Por igual es “una privación, una carencia, una penuria, una falta o defecto de substancia, un ser insuficiente”, “el ser en el accidente se ha distendido, desatonado”, su tejido, diríamos, se ha espaciado, aflojado; abierto fisuras para lo contingente, para un “advenir o sobrevenir del azar. El accidente es lo que de repente aparece, lo que no es esperado”, de allí su adhesión a otra cosa; siempre se haya en relación con algo más. Y esa relación es con el ser: “Su consistencia se agota en esta relación al ser”. En la substancia no hay relación al ser, hay ser en sí mismo; en el accidente hay relación al ser “no confusión o identidad”.
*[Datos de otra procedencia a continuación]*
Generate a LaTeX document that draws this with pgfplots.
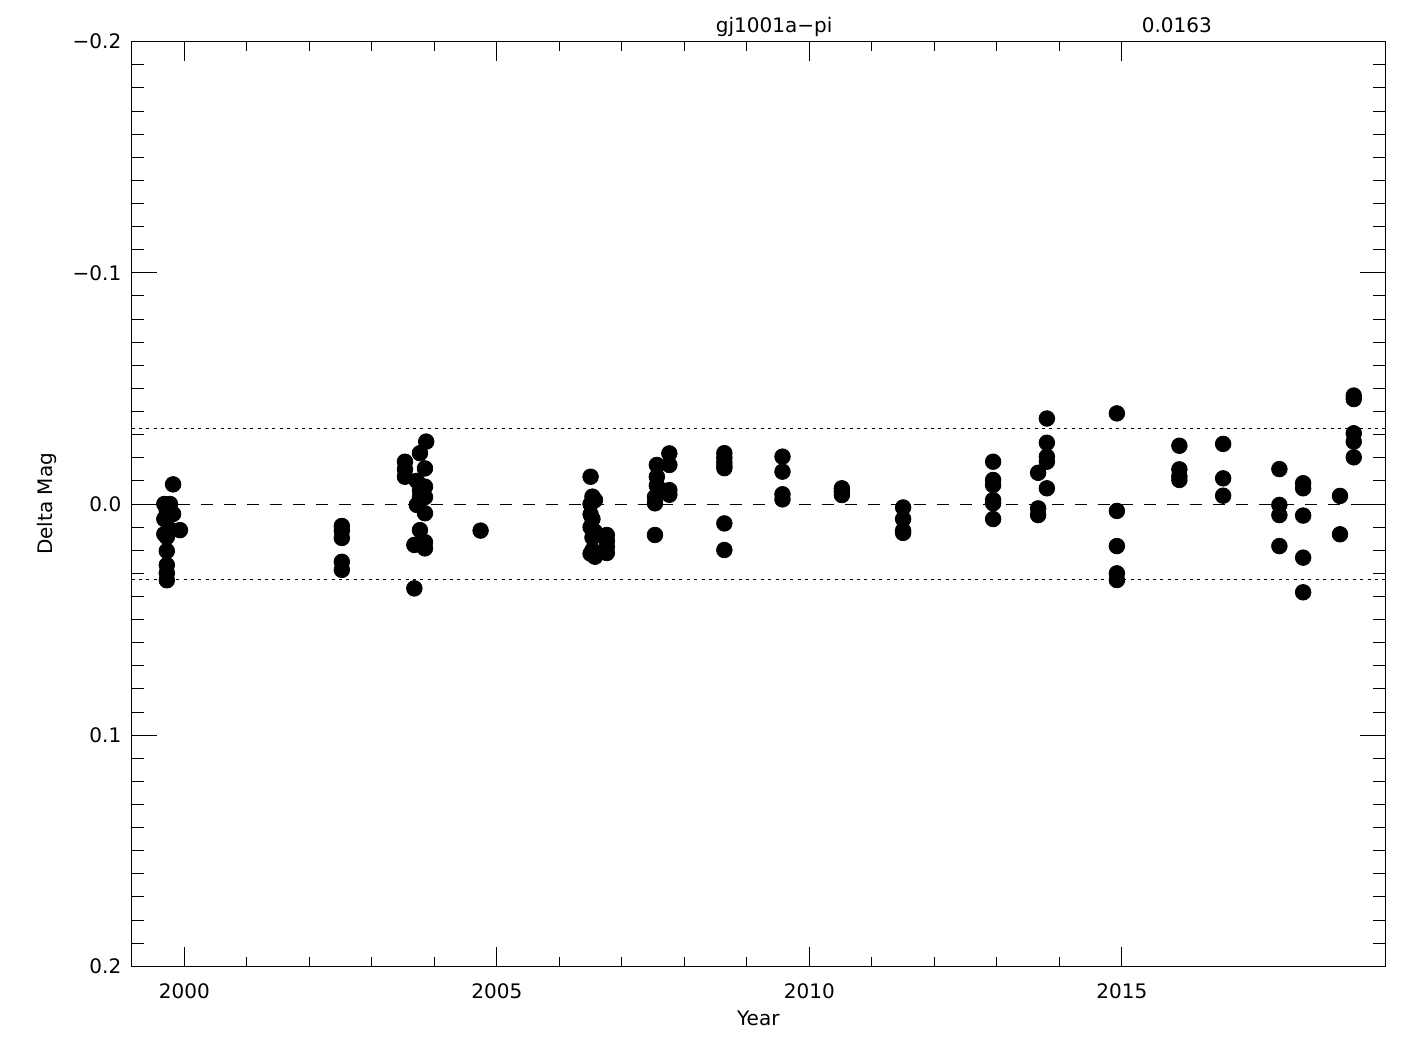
\documentclass[border=0pt]{standalone}
\usepackage{fontspec}
\setmainfont{DejaVu Sans}
\usepackage{pgfplots}
\pgfplotsset{compat=1.18}
\begin{document}
\begin{tikzpicture}
\begin{axis}[
  at={(0,0)}, anchor=south west,
  scale only axis, width=626.65pt, height=462.3pt,
  xmin=1999.158, xmax=2019.21, ymin=-0.2, ymax=0.2, y dir=reverse,
  xtick={2000,2005,2010,2015}, xticklabels={2000,2005,2010,2015},
  minor x tick num=4,
  ytick={-0.2,-0.1,0,0.1,0.2}, yticklabels={−0.2,−0.1,0.0,0.1,0.2},
  minor y tick num=9,
  tick align=inside, xtick pos=both, ytick pos=both,
  major tick length=9.5pt, minor tick length=4.5pt,
  ytick style={/pgfplots/major tick length=12.5pt,/pgfplots/minor tick length=6pt},
  axis line style={line width=0.5pt},
  tick style={line width=0.5pt, black},
  xticklabel style={font=\fontsize{10}{12}\selectfont, anchor=north, inner sep=0pt, yshift=-8.3pt},
  yticklabel style={font=\fontsize{10}{12}\selectfont, anchor=east, inner sep=0pt, xshift=-5pt},
  clip=false,
]
\addplot[black, line width=0.5pt, dash pattern=on 6pt off 5.5pt] coordinates {(1999.158,0) (2019.21,0)};
\addplot[black, line width=0.5pt, dash pattern=on 1.5pt off 2.2pt] coordinates {(1999.158,-0.0326) (2019.21,-0.0326)};
\addplot[black, line width=0.5pt, dash pattern=on 1.5pt off 2.2pt] coordinates {(1999.158,0.0326) (2019.21,0.0326)};
\addplot[only marks, mark=*, mark size=3.9pt, mark options={fill=black, draw=black, line width=0.4pt}] table {
x y
1999.68 0.000
1999.77 0.000
1999.72 0.003
1999.68 0.0065
1999.82 0.0043
1999.93 0.0113
1999.68 0.013
1999.77 0.011
1999.72 0.0143
1999.72 0.0203
1999.72 0.0264
1999.72 0.0299
1999.72 0.0330
1999.82 -0.0085
2002.52 0.0095
2002.52 0.0115
2002.52 0.0147
2002.52 0.025
2002.52 0.0285
2003.87 -0.027
2003.77 -0.022
2003.53 -0.0183
2003.53 -0.015
2003.53 -0.0118
2003.85 -0.0154
2003.77 -0.006
2003.85 -0.0075
2003.72 0.0004
2003.77 -0.003
2003.85 0.004
2003.85 -0.003
2003.72 -0.010
2003.77 0.0113
2003.68 0.0177
2003.85 0.0192
2003.85 0.0165
2003.68 0.0365
2004.74 0.0115
2006.50 -0.0118
2006.53 -0.0032
2006.57 -0.0017
2006.50 0.000
2006.50 0.0045
2006.53 0.0065
2006.50 0.010
2006.57 0.012
2006.53 0.0145
2006.50 0.0215
2006.57 0.0228
2006.53 0.020
2006.76 0.0134
2006.76 0.016
2006.76 0.0185
2006.76 0.0212
2007.76 -0.0219
2007.76 -0.0169
2007.56 -0.0169
2007.56 -0.0118
2007.56 -0.008
2007.76 -0.006
2007.76 -0.004
2007.53 -0.0003
2007.53 -0.003
2007.53 0.0134
2008.64 -0.022
2008.64 -0.020
2008.64 -0.018
2008.64 -0.0165
2008.64 -0.0155
2008.64 0.0084
2008.64 0.0199
2009.57 -0.0205
2009.57 -0.014
2009.57 -0.0042
2009.57 -0.0020
2010.52 -0.0068
2010.52 -0.0055
2010.52 -0.0039
2011.50 0.0015
2011.50 0.0065
2011.50 0.0115
2011.50 0.0125
2012.94 -0.0183
2012.94 -0.0104
2012.94 -0.0082
2012.94 -0.0017
2012.94 -0.0003
2012.94 0.0065
2013.66 -0.0135
2013.66 0.0019
2013.66 0.0048
2013.80 -0.037
2013.80 -0.0265
2013.80 -0.0205
2013.80 -0.0183
2013.80 -0.0068
2014.92 -0.0392
2014.92 0.003
2014.92 0.0182
2014.92 0.0300
2014.92 0.0329
2015.92 -0.0252
2015.92 -0.015
2015.92 -0.012
2015.92 -0.0104
2016.62 -0.026
2016.62 -0.0111
2016.62 -0.0036
2017.52 -0.0151
2017.52 0.0004
2017.52 0.0048
2017.52 0.0182
2017.90 -0.009
2017.90 -0.0068
2017.90 0.005
2017.90 0.0232
2017.90 0.0382
2018.49 -0.0035
2018.49 0.0131
2018.71 -0.0469
2018.71 -0.0454
2018.71 -0.0306
2018.71 -0.027
2018.71 -0.0202
};
\end{axis}
\node[anchor=base, inner sep=0pt, font=\fontsize{10}{12}\selectfont] at (313.3pt,-29.7pt) {Year};
\node[anchor=base, rotate=90, inner sep=0pt, font=\fontsize{10}{12}\selectfont] at (-39.5pt,231.15pt) {Delta Mag};
\node[anchor=base, inner sep=0pt, font=\fontsize{10}{12}\selectfont] at (321.2pt,467pt) {gj1001a−pi};
\node[anchor=base, inner sep=0pt, font=\fontsize{10}{12}\selectfont] at (522.6pt,467pt) {0.0163};
\pgfresetboundingbox
\path[use as bounding box] (-65.85pt,-41.85pt) rectangle (646.65pt,483.15pt);
\end{tikzpicture}
\end{document}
Todas estas características del accidente lo embeben, adhieren e impregnan a otra cosa, pero esa relación al mismo tiempo lo distingue y lo distancia, por más pegado que esté a ello. El accidente siempre es algo lanzado “desde o hacia un más allá”, constituye un horizonte, “nunca se agota en la cosa presente”, es eso que siempre está por llegar, impreciso y ajeno, extraño; por tanto, frágil y quebradizo, propio de lo vulnerable y de la zozobra. Por eso López Velarde habla de nuestro “vivir al día”. Heidegger diría “excepcionalidad”. Los mexicas le llamaron “red de agujeros”.
Somos el accidente que se le cruzó a Colón en su viaje a las Indias y a la creencia del mundo occidental de ser el centro del universo y la imagen y semejanza de Dios. Pero a nuestro interior somos el eterno accidente en gerundio, un hacerse permanente, sorprendente y frágil, temerario y endeble; lanzado al más allá como bolado y como albur; atado a lo impreciso y ajeno, frágil y quebradizo, en la vulnerabilidad, la desconfianza y la zozobra.
El mexicano, dice Uranga, “se elige como ‘accidental’ precisamente como negación de lo español (europeo) que figura como ‘sustancial’. Esta elección originaria de accidentalidad frente a una sustancialidad determinada da dirección (sentido) a toda la historia posterior de lo mexicano y, desde luego, a nuestras relaciones con el mundo y los hombres españoles”.
No hay más inferioridad que la que se asume ante lo extraño, pero la insuficiencia sí es propia, más no como mácula, sino como posibilidad; no como condena, sino como sentido y reto.